Exercise objective:
Find the number of lines below in which the word "this" appears, and write that number only.

Rows from a dataset of charts and code:
··········
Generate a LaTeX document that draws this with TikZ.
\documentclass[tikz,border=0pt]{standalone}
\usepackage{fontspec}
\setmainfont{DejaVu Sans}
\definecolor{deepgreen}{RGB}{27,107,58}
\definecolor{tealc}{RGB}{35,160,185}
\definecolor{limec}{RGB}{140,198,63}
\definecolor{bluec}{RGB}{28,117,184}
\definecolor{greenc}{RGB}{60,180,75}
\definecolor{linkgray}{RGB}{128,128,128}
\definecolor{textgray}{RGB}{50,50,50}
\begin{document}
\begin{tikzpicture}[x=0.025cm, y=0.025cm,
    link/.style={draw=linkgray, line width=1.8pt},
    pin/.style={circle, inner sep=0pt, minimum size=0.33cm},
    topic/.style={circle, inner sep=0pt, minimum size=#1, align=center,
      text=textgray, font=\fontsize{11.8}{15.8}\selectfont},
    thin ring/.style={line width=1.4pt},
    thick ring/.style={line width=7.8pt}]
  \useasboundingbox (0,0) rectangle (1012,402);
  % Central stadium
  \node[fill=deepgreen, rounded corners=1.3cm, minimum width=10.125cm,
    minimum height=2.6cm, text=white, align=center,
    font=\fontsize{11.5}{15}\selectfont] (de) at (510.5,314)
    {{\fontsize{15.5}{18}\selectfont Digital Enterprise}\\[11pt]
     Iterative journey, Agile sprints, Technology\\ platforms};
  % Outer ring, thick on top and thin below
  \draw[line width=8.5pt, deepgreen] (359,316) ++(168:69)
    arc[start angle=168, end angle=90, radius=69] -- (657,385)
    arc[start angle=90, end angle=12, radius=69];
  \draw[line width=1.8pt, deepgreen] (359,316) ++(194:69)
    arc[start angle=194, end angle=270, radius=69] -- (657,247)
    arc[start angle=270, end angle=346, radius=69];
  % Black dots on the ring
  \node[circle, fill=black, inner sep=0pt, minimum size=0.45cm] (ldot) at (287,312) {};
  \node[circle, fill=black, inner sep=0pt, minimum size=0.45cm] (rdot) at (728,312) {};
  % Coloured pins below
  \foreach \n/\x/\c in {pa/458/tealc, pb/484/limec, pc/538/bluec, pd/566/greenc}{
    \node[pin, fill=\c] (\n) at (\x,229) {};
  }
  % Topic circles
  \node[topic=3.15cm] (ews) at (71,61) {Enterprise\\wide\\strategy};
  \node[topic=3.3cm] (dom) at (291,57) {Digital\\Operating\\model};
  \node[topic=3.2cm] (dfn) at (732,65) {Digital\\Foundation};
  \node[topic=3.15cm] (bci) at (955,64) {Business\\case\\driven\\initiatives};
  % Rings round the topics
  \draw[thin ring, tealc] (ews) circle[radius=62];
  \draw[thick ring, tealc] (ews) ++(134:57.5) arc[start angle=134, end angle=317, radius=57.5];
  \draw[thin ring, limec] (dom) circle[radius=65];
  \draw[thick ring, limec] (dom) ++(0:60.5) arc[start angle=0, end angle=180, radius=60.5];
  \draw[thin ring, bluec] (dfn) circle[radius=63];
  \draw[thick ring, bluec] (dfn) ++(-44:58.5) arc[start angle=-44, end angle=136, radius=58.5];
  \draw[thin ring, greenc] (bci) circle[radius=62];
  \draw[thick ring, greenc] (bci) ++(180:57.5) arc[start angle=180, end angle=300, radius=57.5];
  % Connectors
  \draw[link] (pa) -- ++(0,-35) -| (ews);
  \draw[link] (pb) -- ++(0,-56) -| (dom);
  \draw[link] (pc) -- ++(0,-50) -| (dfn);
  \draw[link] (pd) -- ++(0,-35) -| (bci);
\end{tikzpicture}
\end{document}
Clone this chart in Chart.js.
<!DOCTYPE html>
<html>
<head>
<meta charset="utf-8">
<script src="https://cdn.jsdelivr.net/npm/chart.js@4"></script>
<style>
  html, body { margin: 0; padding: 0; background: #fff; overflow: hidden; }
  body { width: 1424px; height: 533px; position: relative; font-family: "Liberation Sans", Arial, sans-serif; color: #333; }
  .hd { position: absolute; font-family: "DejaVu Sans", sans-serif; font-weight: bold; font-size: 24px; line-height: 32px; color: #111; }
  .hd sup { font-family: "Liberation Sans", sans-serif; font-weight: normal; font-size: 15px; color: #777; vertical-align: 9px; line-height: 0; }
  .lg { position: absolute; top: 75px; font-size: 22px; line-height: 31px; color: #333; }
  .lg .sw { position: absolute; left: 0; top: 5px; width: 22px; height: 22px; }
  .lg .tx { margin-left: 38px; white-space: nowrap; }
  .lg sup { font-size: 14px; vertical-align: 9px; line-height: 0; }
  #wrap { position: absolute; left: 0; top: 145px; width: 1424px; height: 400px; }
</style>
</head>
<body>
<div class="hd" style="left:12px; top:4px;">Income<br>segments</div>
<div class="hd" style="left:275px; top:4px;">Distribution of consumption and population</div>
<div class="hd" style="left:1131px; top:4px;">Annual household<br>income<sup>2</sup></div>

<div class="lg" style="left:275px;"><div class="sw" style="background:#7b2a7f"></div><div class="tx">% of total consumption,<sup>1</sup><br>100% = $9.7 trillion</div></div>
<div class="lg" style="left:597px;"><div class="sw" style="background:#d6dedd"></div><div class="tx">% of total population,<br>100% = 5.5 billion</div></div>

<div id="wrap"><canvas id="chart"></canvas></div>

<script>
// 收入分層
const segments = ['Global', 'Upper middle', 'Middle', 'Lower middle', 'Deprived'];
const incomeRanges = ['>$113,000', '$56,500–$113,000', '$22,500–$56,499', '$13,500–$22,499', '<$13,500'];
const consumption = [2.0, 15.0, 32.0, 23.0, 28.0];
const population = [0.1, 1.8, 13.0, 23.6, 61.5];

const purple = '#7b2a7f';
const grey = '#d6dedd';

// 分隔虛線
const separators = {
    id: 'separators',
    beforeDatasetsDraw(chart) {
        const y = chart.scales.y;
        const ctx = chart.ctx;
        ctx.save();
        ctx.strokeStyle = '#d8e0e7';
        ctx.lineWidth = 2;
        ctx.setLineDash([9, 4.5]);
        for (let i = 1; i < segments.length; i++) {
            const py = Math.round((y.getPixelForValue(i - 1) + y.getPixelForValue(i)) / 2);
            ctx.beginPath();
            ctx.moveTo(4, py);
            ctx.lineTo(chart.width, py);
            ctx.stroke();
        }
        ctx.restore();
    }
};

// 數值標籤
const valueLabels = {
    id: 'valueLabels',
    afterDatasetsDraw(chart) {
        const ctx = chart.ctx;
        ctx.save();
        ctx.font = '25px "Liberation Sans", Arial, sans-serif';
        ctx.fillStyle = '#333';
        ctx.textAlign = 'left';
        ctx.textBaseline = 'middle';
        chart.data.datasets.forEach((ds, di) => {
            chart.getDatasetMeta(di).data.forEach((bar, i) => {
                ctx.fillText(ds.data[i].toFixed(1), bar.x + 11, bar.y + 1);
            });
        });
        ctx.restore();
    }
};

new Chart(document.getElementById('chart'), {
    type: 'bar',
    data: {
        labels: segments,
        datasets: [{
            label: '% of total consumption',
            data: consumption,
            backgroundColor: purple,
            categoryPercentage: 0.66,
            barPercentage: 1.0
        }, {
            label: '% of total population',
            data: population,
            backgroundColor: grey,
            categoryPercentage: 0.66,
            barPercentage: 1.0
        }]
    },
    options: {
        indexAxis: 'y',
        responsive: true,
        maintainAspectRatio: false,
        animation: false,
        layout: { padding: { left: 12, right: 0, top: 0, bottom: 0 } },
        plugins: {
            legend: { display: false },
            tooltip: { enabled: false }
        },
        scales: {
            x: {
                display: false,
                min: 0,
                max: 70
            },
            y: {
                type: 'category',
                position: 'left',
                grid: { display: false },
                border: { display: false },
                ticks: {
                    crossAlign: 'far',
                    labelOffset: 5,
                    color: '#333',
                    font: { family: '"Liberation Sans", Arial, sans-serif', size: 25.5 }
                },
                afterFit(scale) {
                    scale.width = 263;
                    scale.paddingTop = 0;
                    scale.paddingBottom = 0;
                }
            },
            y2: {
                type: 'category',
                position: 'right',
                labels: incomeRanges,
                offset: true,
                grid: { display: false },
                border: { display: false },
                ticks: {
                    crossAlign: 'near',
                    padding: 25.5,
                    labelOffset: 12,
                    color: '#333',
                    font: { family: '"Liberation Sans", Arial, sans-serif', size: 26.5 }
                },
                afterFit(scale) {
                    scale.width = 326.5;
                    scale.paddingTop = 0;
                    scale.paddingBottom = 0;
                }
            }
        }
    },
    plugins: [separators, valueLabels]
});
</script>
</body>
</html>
··········
The answer:
2